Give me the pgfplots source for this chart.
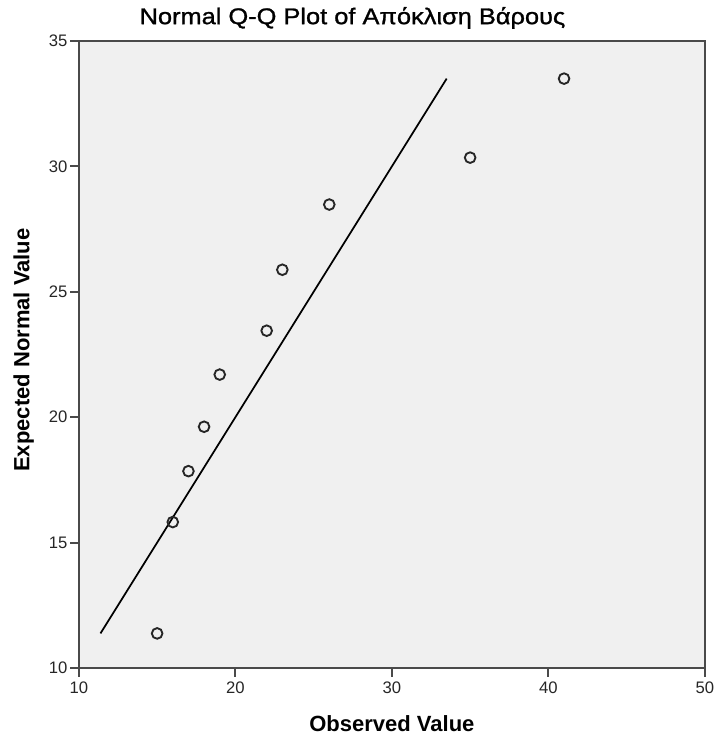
\documentclass[border=0pt]{standalone}
\usepackage{pgfplots}
\pgfplotsset{compat=1.18}
\usepackage{fontspec}
\setmainfont{Liberation Sans}
\newfontfamily\titlefont[FakeStretch=1.12, FakeBold=1.2]{Liberation Sans}
\definecolor{plotbg}{HTML}{F0F0F0}
\definecolor{framec}{HTML}{4A4A4A}
\begin{document}
\begin{tikzpicture}
\begin{axis}[
    scale only axis,
    width=469.5pt, height=470.25pt,
    xmin=10, xmax=50, ymin=10, ymax=35,
    xtick={10,20,30,40,50},
    ytick={10,15,20,25,30,35},
    axis background/.style={fill=plotbg},
    axis line style={framec, line width=1.5pt},
    tick align=outside,
    tick pos=left,
    major tick length=6.5pt,
    tick style={framec, line width=1.4pt},
    ticklabel style={font=\fontsize{12.5}{14}\selectfont, text=black!85},
    yticklabel style={xshift=1.5pt},
    /pgf/number format/assume math mode=true,
    xlabel={\bfseries Observed Value},
    ylabel={\bfseries Expected Normal Value},
    label style={font=\fontsize{16.5}{19}\selectfont},
    xlabel style={at={(axis description cs:0.5,-0.089)}, anchor=center},
    ylabel style={at={(axis description cs:-0.088,0.507)}, anchor=center},
    title={Normal Q-Q Plot of Απόκλιση Βάρους},
    title style={font=\titlefont\fontsize{17}{20}\selectfont, at={(axis description cs:0.437,1.024)}, anchor=center},
    clip=false,
]
\addplot[black, line width=1.3pt] coordinates {(11.38,11.38) (33.5,33.5)};
\addplot[only marks, mark=o, mark size=4pt, mark options={line width=1.4pt, draw=black!85}]
  coordinates {
    (15,11.38) (16,15.82) (17,17.85) (18,19.62) (19,21.70)
    (22,23.45) (23,25.88) (26,28.48) (35,30.35) (41,33.50)
  };
\path (axis description cs:-0.126,-0.110) rectangle (axis description cs:1.0128,1.0654);
\end{axis}
\end{tikzpicture}
\end{document}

=====

**What is required**.
The pictures should not be reproduced; quote all of the other material exactly.

**Correct result**.
Give me the pgfplots source for this chart.
\documentclass[border=0pt]{standalone}
\usepackage{pgfplots}
\pgfplotsset{compat=1.18}
\usepackage{fontspec}
\setmainfont{Liberation Sans}
\newfontfamily\titlefont[FakeStretch=1.12, FakeBold=1.2]{Liberation Sans}
\definecolor{plotbg}{HTML}{F0F0F0}
\definecolor{framec}{HTML}{4A4A4A}
\begin{document}
\begin{tikzpicture}
\begin{axis}[
    scale only axis,
    width=469.5pt, height=470.25pt,
    xmin=10, xmax=50, ymin=10, ymax=35,
    xtick={10,20,30,40,50},
    ytick={10,15,20,25,30,35},
    axis background/.style={fill=plotbg},
    axis line style={framec, line width=1.5pt},
    tick align=outside,
    tick pos=left,
    major tick length=6.5pt,
    tick style={framec, line width=1.4pt},
    ticklabel style={font=\fontsize{12.5}{14}\selectfont, text=black!85},
    yticklabel style={xshift=1.5pt},
    /pgf/number format/assume math mode=true,
    xlabel={\bfseries Observed Value},
    ylabel={\bfseries Expected Normal Value},
    label style={font=\fontsize{16.5}{19}\selectfont},
    xlabel style={at={(axis description cs:0.5,-0.089)}, anchor=center},
    ylabel style={at={(axis description cs:-0.088,0.507)}, anchor=center},
    title={Normal Q-Q Plot of Απόκλιση Βάρους},
    title style={font=\titlefont\fontsize{17}{20}\selectfont, at={(axis description cs:0.437,1.024)}, anchor=center},
    clip=false,
]
\addplot[black, line width=1.3pt] coordinates {(11.38,11.38) (33.5,33.5)};
\addplot[only marks, mark=o, mark size=4pt, mark options={line width=1.4pt, draw=black!85}]
  coordinates {
    (15,11.38) (16,15.82) (17,17.85) (18,19.62) (19,21.70)
    (22,23.45) (23,25.88) (26,28.48) (35,30.35) (41,33.50)
  };
\path (axis description cs:-0.126,-0.110) rectangle (axis description cs:1.0128,1.0654);
\end{axis}
\end{tikzpicture}
\end{document}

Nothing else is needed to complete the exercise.